## PROBLEM DESCRIPTION
Can you transcribe the data exactly? Leave the pictures out.

━━ GIVEN MATERIAL

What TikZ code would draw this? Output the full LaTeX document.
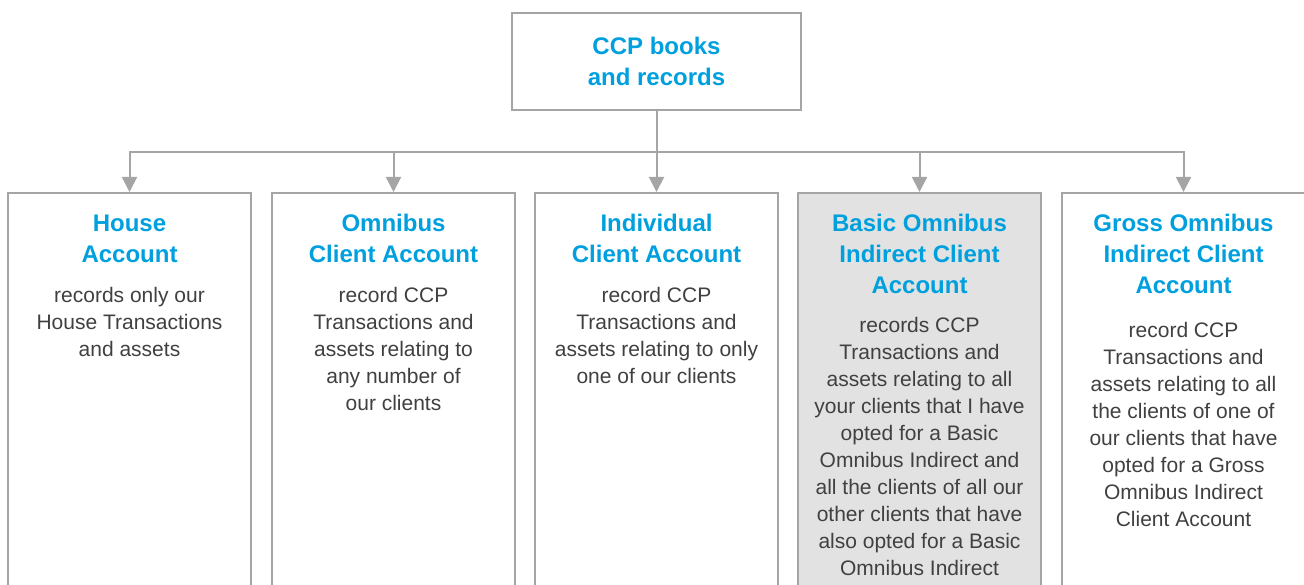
\documentclass[tikz,border=0pt]{standalone}
\usepackage{fontspec}
\setmainfont{Liberation Sans}
\usetikzlibrary{arrows.meta}
\definecolor{linegray}{HTML}{A5A5A5}
\definecolor{titleblue}{HTML}{00A0DF}
\definecolor{bodygray}{HTML}{404040}
\definecolor{boxfill}{HTML}{E1E2E1}
\begin{document}
\begin{tikzpicture}[x=1pt,y=-1pt,
  box/.style={draw=linegray, line width=2pt, minimum width=243pt, minimum height=430pt, anchor=north, inner sep=0pt},
  ttl/.style={font=\fontsize{24}{31}\selectfont\bfseries, text=titleblue, align=center, anchor=base, inner sep=0pt},
  body/.style={font=\fontsize{21}{27}\selectfont, text=bodygray, align=center, anchor=base, inner sep=0pt},
  conn/.style={draw=linegray, line width=2pt},
  arr/.style={conn, -{Triangle[width=15pt,length=15pt]}}]
\path[use as bounding box, clip] (0,0) rectangle (1304,585);
\node[draw=linegray, line width=2pt, minimum width=289pt, minimum height=97pt, inner sep=0pt] (top) at (656.5,61.5) {};
\node[ttl] (tt) at (656.5,86) {CCP books\\and records};
\node[box] (b1) at (129.5,192) {};
\node[box] (b2) at (393.5,192) {};
\node[box] (b3) at (656.5,192) {};
\node[box, fill=boxfill] (b4) at (919.5,192) {};
\node[box] (b5) at (1183.5,192) {};
\coordinate (j) at (656.5,152);
\draw[conn] (top.south) -- (j);
\draw[arr] (j) -| (b1.north);
\draw[arr] (j) -| (b2.north);
\draw[arr] (j) -- (b3.north);
\draw[arr] (j) -| (b4.north);
\draw[arr] (j) -| (b5.north);
\node[ttl] (t1) at (129.5,263) {House\\Account};
\node[body] (d1) at (129.5,356) {records only our\\House Transactions\\and assets};
\node[ttl] (t2) at (393.5,263) {Omnibus\\Client Account};
\node[body] (d2) at (393.5,410) {record CCP\\Transactions and\\assets relating to\\any number of\\our clients};
\node[ttl] (t3) at (656.5,263) {Individual\\Client Account};
\node[body] (d3) at (656.5,383) {record CCP\\Transactions and\\assets relating to only\\one of our clients};
\node[ttl] (t4) at (919.5,293.5) {Basic Omnibus\\Indirect Client\\Account};
\node[body] (d4) at (919.5,575) {records CCP\\Transactions and\\assets relating to all\\your clients that I have\\opted for a Basic\\Omnibus Indirect and\\all the clients of all our\\other clients that have\\also opted for a Basic\\Omnibus Indirect};
\node[ttl] (t5) at (1183.5,293.5) {Gross Omnibus\\Indirect Client\\Account};
\node[body] (d5) at (1183.5,526) {record CCP\\Transactions and\\assets relating to all\\the clients of one of\\our clients that have\\opted for a Gross\\Omnibus Indirect\\Client Account};
\end{tikzpicture}
\end{document}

━━━━

## FINISHED EXERCISE
What TikZ code would draw this? Output the full LaTeX document.
\documentclass[tikz,border=0pt]{standalone}
\usepackage{fontspec}
\setmainfont{Liberation Sans}
\usetikzlibrary{arrows.meta}
\definecolor{linegray}{HTML}{A5A5A5}
\definecolor{titleblue}{HTML}{00A0DF}
\definecolor{bodygray}{HTML}{404040}
\definecolor{boxfill}{HTML}{E1E2E1}
\begin{document}
\begin{tikzpicture}[x=1pt,y=-1pt,
  box/.style={draw=linegray, line width=2pt, minimum width=243pt, minimum height=430pt, anchor=north, inner sep=0pt},
  ttl/.style={font=\fontsize{24}{31}\selectfont\bfseries, text=titleblue, align=center, anchor=base, inner sep=0pt},
  body/.style={font=\fontsize{21}{27}\selectfont, text=bodygray, align=center, anchor=base, inner sep=0pt},
  conn/.style={draw=linegray, line width=2pt},
  arr/.style={conn, -{Triangle[width=15pt,length=15pt]}}]
\path[use as bounding box, clip] (0,0) rectangle (1304,585);
\node[draw=linegray, line width=2pt, minimum width=289pt, minimum height=97pt, inner sep=0pt] (top) at (656.5,61.5) {};
\node[ttl] (tt) at (656.5,86) {CCP books\\and records};
\node[box] (b1) at (129.5,192) {};
\node[box] (b2) at (393.5,192) {};
\node[box] (b3) at (656.5,192) {};
\node[box, fill=boxfill] (b4) at (919.5,192) {};
\node[box] (b5) at (1183.5,192) {};
\coordinate (j) at (656.5,152);
\draw[conn] (top.south) -- (j);
\draw[arr] (j) -| (b1.north);
\draw[arr] (j) -| (b2.north);
\draw[arr] (j) -- (b3.north);
\draw[arr] (j) -| (b4.north);
\draw[arr] (j) -| (b5.north);
\node[ttl] (t1) at (129.5,263) {House\\Account};
\node[body] (d1) at (129.5,356) {records only our\\House Transactions\\and assets};
\node[ttl] (t2) at (393.5,263) {Omnibus\\Client Account};
\node[body] (d2) at (393.5,410) {record CCP\\Transactions and\\assets relating to\\any number of\\our clients};
\node[ttl] (t3) at (656.5,263) {Individual\\Client Account};
\node[body] (d3) at (656.5,383) {record CCP\\Transactions and\\assets relating to only\\one of our clients};
\node[ttl] (t4) at (919.5,293.5) {Basic Omnibus\\Indirect Client\\Account};
\node[body] (d4) at (919.5,575) {records CCP\\Transactions and\\assets relating to all\\your clients that I have\\opted for a Basic\\Omnibus Indirect and\\all the clients of all our\\other clients that have\\also opted for a Basic\\Omnibus Indirect};
\node[ttl] (t5) at (1183.5,293.5) {Gross Omnibus\\Indirect Client\\Account};
\node[body] (d5) at (1183.5,526) {record CCP\\Transactions and\\assets relating to all\\the clients of one of\\our clients that have\\opted for a Gross\\Omnibus Indirect\\Client Account};
\end{tikzpicture}
\end{document}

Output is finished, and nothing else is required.